## WORK TO DO
Leave the pictures out and retype the lines from the beginning through the line with "import pandas as pd", both ends included.

START DATA

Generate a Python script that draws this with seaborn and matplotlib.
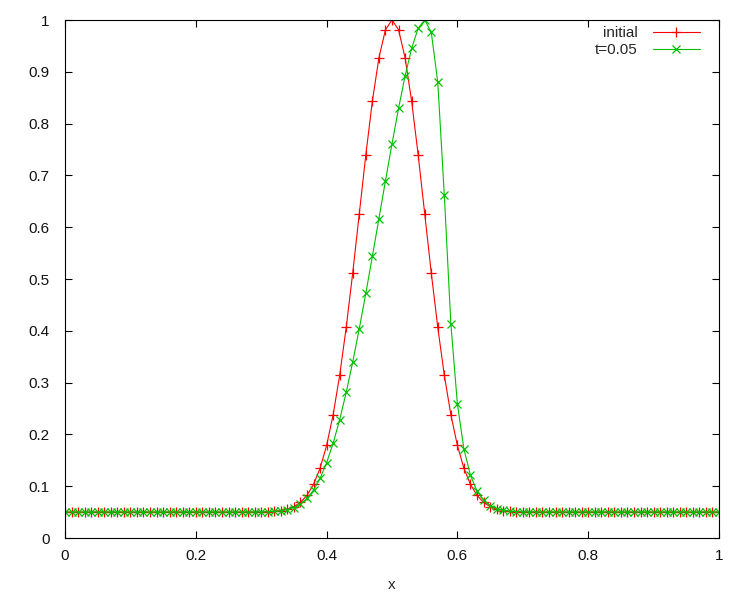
import matplotlib
matplotlib.use("Agg")
import matplotlib.pyplot as plt
import seaborn as sns
import pandas as pd

x_grid = [0.00, 0.01, 0.02, 0.03, 0.04, 0.05, 0.06, 0.07, 0.08, 0.09,
          0.10, 0.11, 0.12, 0.13, 0.14, 0.15, 0.16, 0.17, 0.18, 0.19,
          0.20, 0.21, 0.22, 0.23, 0.24, 0.25, 0.26, 0.27, 0.28, 0.29,
          0.30, 0.31, 0.32, 0.33, 0.34, 0.35, 0.36, 0.37, 0.38, 0.39,
          0.40, 0.41, 0.42, 0.43, 0.44, 0.45, 0.46, 0.47, 0.48, 0.49,
          0.50, 0.51, 0.52, 0.53, 0.54, 0.55, 0.56, 0.57, 0.58, 0.59,
          0.60, 0.61, 0.62, 0.63, 0.64, 0.65, 0.66, 0.67, 0.68, 0.69,
          0.70, 0.71, 0.72, 0.73, 0.74, 0.75, 0.76, 0.77, 0.78, 0.79,
          0.80, 0.81, 0.82, 0.83, 0.84, 0.85, 0.86, 0.87, 0.88, 0.89,
          0.90, 0.91, 0.92, 0.93, 0.94, 0.95, 0.96, 0.97, 0.98, 0.99,
          1.00]

initial = [0.05, 0.05, 0.05, 0.05, 0.05, 0.05, 0.05, 0.05, 0.05, 0.05,
           0.05, 0.05, 0.05, 0.05, 0.05, 0.05, 0.05, 0.05, 0.05, 0.05,
           0.05, 0.05, 0.05, 0.05, 0.05, 0.05, 0.05, 0.05, 0.05, 0.0501,
           0.0503, 0.0507, 0.0515, 0.0529, 0.0557, 0.0606, 0.0688, 0.0823, 0.1033, 0.1345,
           0.1786, 0.2380, 0.3141, 0.4065, 0.5124, 0.6262, 0.7398, 0.8435, 0.9270, 0.9812,
           1.0000, 0.9812, 0.9270, 0.8435, 0.7398, 0.6262, 0.5124, 0.4065, 0.3141, 0.2380,
           0.1786, 0.1345, 0.1033, 0.0823, 0.0688, 0.0606, 0.0557, 0.0529, 0.0515, 0.0507,
           0.0503, 0.0501, 0.05, 0.05, 0.05, 0.05, 0.05, 0.05, 0.05, 0.05,
           0.05, 0.05, 0.05, 0.05, 0.05, 0.05, 0.05, 0.05, 0.05, 0.05,
           0.05, 0.05, 0.05, 0.05, 0.05, 0.05, 0.05, 0.05, 0.05, 0.05,
           0.05]

t005 = [0.05, 0.05, 0.05, 0.05, 0.05, 0.05, 0.05, 0.05, 0.05, 0.05,
        0.05, 0.05, 0.05, 0.05, 0.05, 0.05, 0.05, 0.05, 0.05, 0.05,
        0.05, 0.05, 0.05, 0.05, 0.05, 0.05, 0.05, 0.05, 0.05, 0.0501,
        0.0503, 0.0506, 0.0512, 0.0525, 0.0548, 0.0588, 0.0657, 0.0764, 0.0925, 0.1151,
        0.1452, 0.1830, 0.2285, 0.2812, 0.3402, 0.4044, 0.4727, 0.5439, 0.6166, 0.6896,
        0.7611, 0.8293, 0.8918, 0.9451, 0.9840, 1.0000, 0.9766, 0.8799, 0.6617, 0.4131,
        0.2585, 0.1714, 0.1207, 0.0908, 0.0731, 0.0627, 0.0568, 0.0535, 0.0518, 0.0508,
        0.0504, 0.0502, 0.0501, 0.05, 0.05, 0.05, 0.05, 0.05, 0.05, 0.05,
        0.05, 0.05, 0.05, 0.05, 0.05, 0.05, 0.05, 0.05, 0.05, 0.05,
        0.05, 0.05, 0.05, 0.05, 0.05, 0.05, 0.05, 0.05, 0.05, 0.05,
        0.05]

series_labels = ["initial", "t=0.05"]
x_ticks = [0, 0.2, 0.4, 0.6, 0.8, 1]
x_tick_labels = ["0", "0.2", "0.4", "0.6", "0.8", "1"]
y_ticks = [0, 0.1, 0.2, 0.3, 0.4, 0.5, 0.6, 0.7, 0.8, 0.9, 1]
y_tick_labels = ["0", "0.1", "0.2", "0.3", "0.4", "0.5", "0.6", "0.7", "0.8", "0.9", "1"]

sns.set_style("ticks")
plt.rcParams["font.family"] = ["Liberation Sans", "DejaVu Sans"]
plt.rcParams["font.size"] = 11

fig = plt.figure(figsize=(7.5, 6), dpi=100)
ax = fig.add_axes([65 / 750, 62 / 600, 654 / 750, 518 / 600])

df1 = pd.DataFrame({"x": x_grid, "y": initial})
df2 = pd.DataFrame({"x": x_grid, "y": t005})

sns.lineplot(data=df1, x="x", y="y", ax=ax, color="#ff0000", linewidth=0.8,
             marker="+", markersize=7, markeredgewidth=0.9,
             markeredgecolor="#ff0000", label=series_labels[0])
sns.lineplot(data=df2, x="x", y="y", ax=ax, color="#00c000", linewidth=0.8,
             marker="x", markersize=5.5, markeredgewidth=0.9,
             markeredgecolor="#00c000", label=series_labels[1])

ax.set_xlim(0, 1)
ax.set_ylim(0, 1)
ax.set_xticks(x_ticks)
ax.set_xticklabels(x_tick_labels)
ax.set_yticks(y_ticks)
ax.set_yticklabels(y_tick_labels)
ax.set_xlabel("x", fontsize=11, labelpad=11)
ax.set_ylabel("")

for s in ax.spines.values():
    s.set_visible(True)
    s.set_color("black")
    s.set_linewidth(0.8)

ax.tick_params(axis="both", direction="in", top=True, right=True,
               length=5, width=0.8, colors="black", labelcolor="#111111")
ax.tick_params(axis="x", pad=8)
ax.tick_params(axis="y", pad=11)

leg = ax.legend(loc="upper right", bbox_to_anchor=(0.971, 0.988),
                frameon=False, markerfirst=False, borderpad=0,
                borderaxespad=0, handlelength=3.1, handletextpad=1.0,
                labelspacing=0.2, fontsize=11)

fig.savefig("out.png", dpi=100)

END DATA

## CORRECT OUTPUT
Generate a Python script that draws this with seaborn and matplotlib.
import matplotlib
matplotlib.use("Agg")
import matplotlib.pyplot as plt
import seaborn as sns
import pandas as pd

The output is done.